Análise
Crise de representação faz com que ninguém ganhe eleitores
Exatos 20 dias separam a pesquisa anterior do Datafolha da que é divulgada hoje. Nesse período, Lula foi conduzido coercitivamente a prestar depoimento na Polícia Federal, teve prisão solicitada pelo Ministério Público de São Paulo, foi nomeado ministro por Dilma e grampeado pelo juiz Sergio Moro.
A delação do senador Delcídio do Amaral envolveu governistas e oposição, e o Brasil viu a maior manifestação política de sua história.
O balanço dessa avalanche na opinião pública, como era de se esperar, é devastador para o governo. Dilma volta a patamar próximo de seu pico de impopularidade, infla o conjunto de antipetistas refratários à sua gestão e frustra novamente parcelas de seu eleitorado que demonstravam, até fevereiro, refluxo tímido de apoio, como os mais jovens e menos escolarizados.
O discurso da falta de representatividade social nas manifestações, predominantemente compostas por classe média alta, é ainda relativizado pelo alto índice dos que apoiam os atos e dos que condenam nomear Lula à Casa Civil, posições majoritárias inclusive entre os mais pobres e moradores do Nordeste.
O reflexo disso é o crescimento importante na taxa dos que pedem tanto o impeachment quanto a renúncia da presidente, apesar de a ideia ainda dividir seu eleitorado. Da mesma forma, o segmento de simpatizantes do PT constitui, em sua maioria, o estrato mais fiel à presidente.

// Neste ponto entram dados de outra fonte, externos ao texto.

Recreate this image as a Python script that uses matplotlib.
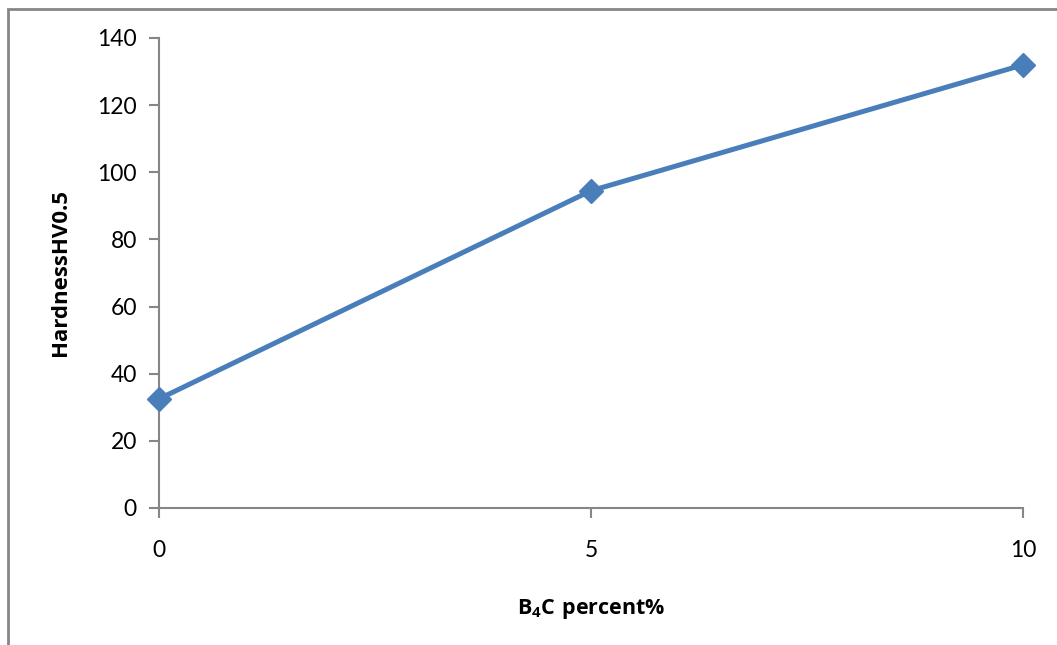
import matplotlib
matplotlib.use('Agg')
import matplotlib.pyplot as plt
from matplotlib.patches import Rectangle

# data
b4c_percent = [0, 5, 10]
hardness = [32.5, 94.5, 132]
y_ticks = [0, 20, 40, 60, 80, 100, 120, 140]

plt.rcParams['font.family'] = ['Lato', 'DejaVu Sans']
plt.rcParams['mathtext.fontset'] = 'custom'
plt.rcParams['mathtext.rm'] = 'Open Sans:weight=bold'
plt.rcParams['mathtext.bf'] = 'Open Sans:weight=bold'

fig = plt.figure(figsize=(10.57, 6.45), dpi=100)
ax = fig.add_axes([159 / 1057, 137 / 645, 864 / 1057, 470 / 645])

# outer chart border (cut off on right and bottom in the original)
fig.patches.append(Rectangle((8 / 1057, -0.1), 1.2, (636 + 0.1 * 645) / 645,
                             transform=fig.transFigure, fill=False,
                             edgecolor='#868686', linewidth=2))

ax.plot(b4c_percent, hardness, color='#4A7EBB', linewidth=3.6,
        marker='D', markersize=12, markeredgecolor='#4A7EBB',
        clip_on=False, zorder=3)

ax.set_xlim(0, 10)
ax.set_ylim(0, 140)
ax.set_xticks(b4c_percent)
ax.set_yticks(y_ticks)

for side in ['top', 'right']:
    ax.spines[side].set_visible(False)
for side in ['left', 'bottom']:
    ax.spines[side].set_color('#868686')
    ax.spines[side].set_linewidth(1.5)

ax.tick_params(axis='both', colors='#868686', labelcolor='black', labelsize=16.5,
               width=1.5, length=7)
ax.tick_params(axis='x', pad=16)
ax.tick_params(axis='y', pad=9)

ax.set_xlabel(r'$\mathbf{B_4C\ percent\%}$', fontsize=15.5, labelpad=26)
ax.set_ylabel('HardnessHV0.5', fontsize=16, fontfamily='Open Sans',
              fontweight='bold', labelpad=19)

fig.savefig('out.png', dpi=100)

No duelo entre Lula e Sergio Moro por corações e mentes, o juiz levou vantagem. Há apoio majoritário em todos os segmentos sociais à condução coercitiva do ex-presidente, assim como predomina na maior parte da opinião pública a sensação de que a nomeação para a Casa Civil foi mais uma tentativa do petista de escapar da Lava Jato do que predisposição em ajudar o governo Dilma.
A grande maioria dos brasileiros aprova o modo como Moro conduz a investigação.

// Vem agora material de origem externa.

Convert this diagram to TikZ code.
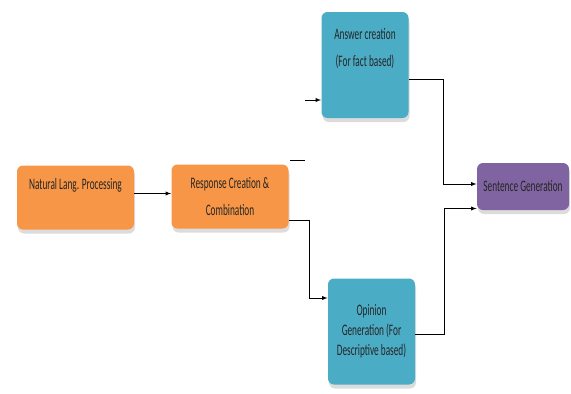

Com tudo isso, a rejeição a Lula para 2018 bate recorde. Mas, diante da crise de representação que domina o país, não se converte em intenção de voto na oposição. Aécio Neves, também citado em delações, vai a 32% de reprovação e perde apoio do eleitorado.
Marina Silva não sai do lugar. Nem Moro, com grande exposição positiva, pela primeira vez incluído no estudo como eventual candidato a presidente, chega a alcançar percentual muito elevado.

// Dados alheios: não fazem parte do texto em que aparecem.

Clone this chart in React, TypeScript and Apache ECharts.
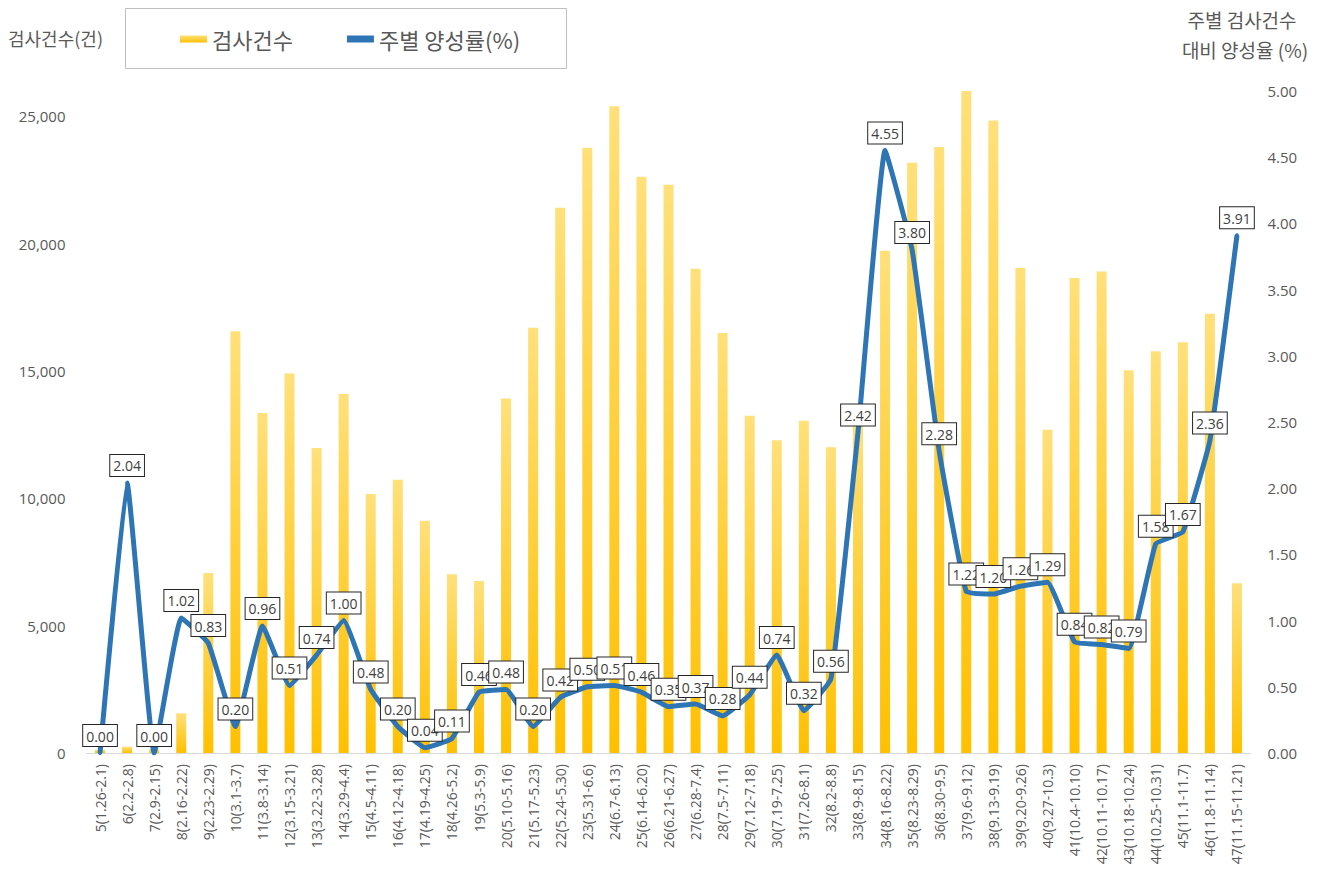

Oscila positivamente a taxa de entrevistados que não escolhem um candidato e cresce o índice dos que dizem não ter partido de preferência. Prova dessa desilusão do brasileiro com a "política tradicional" é a recorrente resistência de manifestantes quanto à instrumentalização partidária de seus eventos.
Chamada a se posicionar na última semana, tanto por um lado quanto por outro, a opinião pública se mobilizou de maneira passional. Porém, a história é rica em apontar exemplos do quanto essa polarização nos extremos é politicamente improdutiva e o quanto acaba por abrir espaço para rompantes autoritários. Talvez por isso, por enquanto, junto à população, Moro tenha mais apelo como um poderoso juiz do que como um possível candidato à presidente da República.